%%
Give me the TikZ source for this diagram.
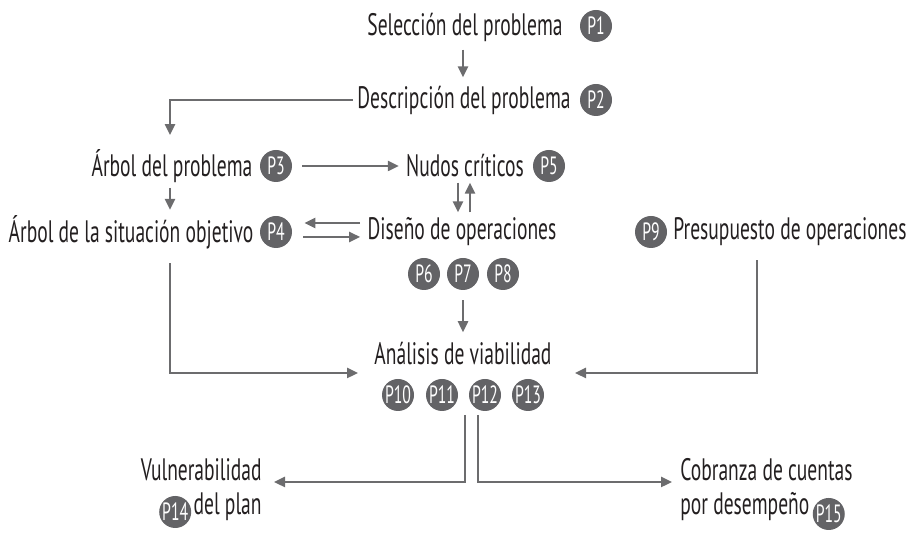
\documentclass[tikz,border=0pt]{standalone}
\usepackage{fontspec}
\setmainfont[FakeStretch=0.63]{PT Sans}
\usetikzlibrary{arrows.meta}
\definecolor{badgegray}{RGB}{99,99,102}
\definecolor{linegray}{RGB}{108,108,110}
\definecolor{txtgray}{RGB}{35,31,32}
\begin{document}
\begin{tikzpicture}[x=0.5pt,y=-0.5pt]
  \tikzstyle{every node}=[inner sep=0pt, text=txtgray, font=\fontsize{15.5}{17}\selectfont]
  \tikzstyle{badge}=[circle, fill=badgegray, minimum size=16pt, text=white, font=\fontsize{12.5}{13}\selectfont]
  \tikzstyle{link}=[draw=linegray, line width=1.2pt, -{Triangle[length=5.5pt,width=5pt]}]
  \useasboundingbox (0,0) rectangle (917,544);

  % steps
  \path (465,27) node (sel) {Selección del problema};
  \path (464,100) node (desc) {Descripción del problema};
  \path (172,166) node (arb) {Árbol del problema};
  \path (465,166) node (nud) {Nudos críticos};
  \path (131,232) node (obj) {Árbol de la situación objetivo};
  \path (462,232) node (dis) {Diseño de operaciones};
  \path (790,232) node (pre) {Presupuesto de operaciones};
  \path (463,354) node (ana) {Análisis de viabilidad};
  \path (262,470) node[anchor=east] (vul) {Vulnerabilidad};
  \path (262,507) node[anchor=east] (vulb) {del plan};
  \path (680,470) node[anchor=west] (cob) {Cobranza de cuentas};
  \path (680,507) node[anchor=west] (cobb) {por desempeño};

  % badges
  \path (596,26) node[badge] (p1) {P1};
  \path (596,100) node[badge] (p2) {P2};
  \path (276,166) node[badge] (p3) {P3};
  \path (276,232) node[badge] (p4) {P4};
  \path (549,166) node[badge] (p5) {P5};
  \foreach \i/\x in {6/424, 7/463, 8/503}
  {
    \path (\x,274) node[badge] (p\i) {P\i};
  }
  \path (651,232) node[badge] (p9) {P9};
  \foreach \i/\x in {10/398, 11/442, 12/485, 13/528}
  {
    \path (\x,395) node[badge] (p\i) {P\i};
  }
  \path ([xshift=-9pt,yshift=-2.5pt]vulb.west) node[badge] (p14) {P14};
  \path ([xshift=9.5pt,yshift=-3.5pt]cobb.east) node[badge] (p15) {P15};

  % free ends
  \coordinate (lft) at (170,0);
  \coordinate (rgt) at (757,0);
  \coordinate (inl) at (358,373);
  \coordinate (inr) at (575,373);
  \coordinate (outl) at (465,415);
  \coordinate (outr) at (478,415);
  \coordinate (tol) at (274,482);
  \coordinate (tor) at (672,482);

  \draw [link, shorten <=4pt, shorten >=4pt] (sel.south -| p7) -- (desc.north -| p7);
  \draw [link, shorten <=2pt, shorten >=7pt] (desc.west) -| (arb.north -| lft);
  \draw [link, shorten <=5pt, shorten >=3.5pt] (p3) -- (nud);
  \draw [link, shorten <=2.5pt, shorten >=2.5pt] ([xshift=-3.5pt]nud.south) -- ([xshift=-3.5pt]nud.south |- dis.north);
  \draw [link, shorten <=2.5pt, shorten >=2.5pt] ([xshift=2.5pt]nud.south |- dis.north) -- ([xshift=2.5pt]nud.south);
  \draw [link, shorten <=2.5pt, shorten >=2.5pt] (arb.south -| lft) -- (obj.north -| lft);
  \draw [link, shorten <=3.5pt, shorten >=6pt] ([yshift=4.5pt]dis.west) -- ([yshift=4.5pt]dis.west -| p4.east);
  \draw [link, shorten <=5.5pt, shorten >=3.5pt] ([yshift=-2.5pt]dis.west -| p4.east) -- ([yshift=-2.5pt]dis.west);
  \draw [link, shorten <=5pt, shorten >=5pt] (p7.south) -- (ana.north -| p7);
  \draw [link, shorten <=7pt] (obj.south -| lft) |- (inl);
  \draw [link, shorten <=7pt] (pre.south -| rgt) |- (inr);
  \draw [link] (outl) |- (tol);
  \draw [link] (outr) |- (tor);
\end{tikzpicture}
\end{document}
%%
All of the material above needs to be restated exactly, with no pictures.

EXERCISE RESULT »
Give me the TikZ source for this diagram.
\documentclass[tikz,border=0pt]{standalone}
\usepackage{fontspec}
\setmainfont[FakeStretch=0.63]{PT Sans}
\usetikzlibrary{arrows.meta}
\definecolor{badgegray}{RGB}{99,99,102}
\definecolor{linegray}{RGB}{108,108,110}
\definecolor{txtgray}{RGB}{35,31,32}
\begin{document}
\begin{tikzpicture}[x=0.5pt,y=-0.5pt]
  \tikzstyle{every node}=[inner sep=0pt, text=txtgray, font=\fontsize{15.5}{17}\selectfont]
  \tikzstyle{badge}=[circle, fill=badgegray, minimum size=16pt, text=white, font=\fontsize{12.5}{13}\selectfont]
  \tikzstyle{link}=[draw=linegray, line width=1.2pt, -{Triangle[length=5.5pt,width=5pt]}]
  \useasboundingbox (0,0) rectangle (917,544);

  % steps
  \path (465,27) node (sel) {Selección del problema};
  \path (464,100) node (desc) {Descripción del problema};
  \path (172,166) node (arb) {Árbol del problema};
  \path (465,166) node (nud) {Nudos críticos};
  \path (131,232) node (obj) {Árbol de la situación objetivo};
  \path (462,232) node (dis) {Diseño de operaciones};
  \path (790,232) node (pre) {Presupuesto de operaciones};
  \path (463,354) node (ana) {Análisis de viabilidad};
  \path (262,470) node[anchor=east] (vul) {Vulnerabilidad};
  \path (262,507) node[anchor=east] (vulb) {del plan};
  \path (680,470) node[anchor=west] (cob) {Cobranza de cuentas};
  \path (680,507) node[anchor=west] (cobb) {por desempeño};

  % badges
  \path (596,26) node[badge] (p1) {P1};
  \path (596,100) node[badge] (p2) {P2};
  \path (276,166) node[badge] (p3) {P3};
  \path (276,232) node[badge] (p4) {P4};
  \path (549,166) node[badge] (p5) {P5};
  \foreach \i/\x in {6/424, 7/463, 8/503}
  {
    \path (\x,274) node[badge] (p\i) {P\i};
  }
  \path (651,232) node[badge] (p9) {P9};
  \foreach \i/\x in {10/398, 11/442, 12/485, 13/528}
  {
    \path (\x,395) node[badge] (p\i) {P\i};
  }
  \path ([xshift=-9pt,yshift=-2.5pt]vulb.west) node[badge] (p14) {P14};
  \path ([xshift=9.5pt,yshift=-3.5pt]cobb.east) node[badge] (p15) {P15};

  % free ends
  \coordinate (lft) at (170,0);
  \coordinate (rgt) at (757,0);
  \coordinate (inl) at (358,373);
  \coordinate (inr) at (575,373);
  \coordinate (outl) at (465,415);
  \coordinate (outr) at (478,415);
  \coordinate (tol) at (274,482);
  \coordinate (tor) at (672,482);

  \draw [link, shorten <=4pt, shorten >=4pt] (sel.south -| p7) -- (desc.north -| p7);
  \draw [link, shorten <=2pt, shorten >=7pt] (desc.west) -| (arb.north -| lft);
  \draw [link, shorten <=5pt, shorten >=3.5pt] (p3) -- (nud);
  \draw [link, shorten <=2.5pt, shorten >=2.5pt] ([xshift=-3.5pt]nud.south) -- ([xshift=-3.5pt]nud.south |- dis.north);
  \draw [link, shorten <=2.5pt, shorten >=2.5pt] ([xshift=2.5pt]nud.south |- dis.north) -- ([xshift=2.5pt]nud.south);
  \draw [link, shorten <=2.5pt, shorten >=2.5pt] (arb.south -| lft) -- (obj.north -| lft);
  \draw [link, shorten <=3.5pt, shorten >=6pt] ([yshift=4.5pt]dis.west) -- ([yshift=4.5pt]dis.west -| p4.east);
  \draw [link, shorten <=5.5pt, shorten >=3.5pt] ([yshift=-2.5pt]dis.west -| p4.east) -- ([yshift=-2.5pt]dis.west);
  \draw [link, shorten <=5pt, shorten >=5pt] (p7.south) -- (ana.north -| p7);
  \draw [link, shorten <=7pt] (obj.south -| lft) |- (inl);
  \draw [link, shorten <=7pt] (pre.south -| rgt) |- (inr);
  \draw [link] (outl) |- (tol);
  \draw [link] (outr) |- (tor);
\end{tikzpicture}
\end{document}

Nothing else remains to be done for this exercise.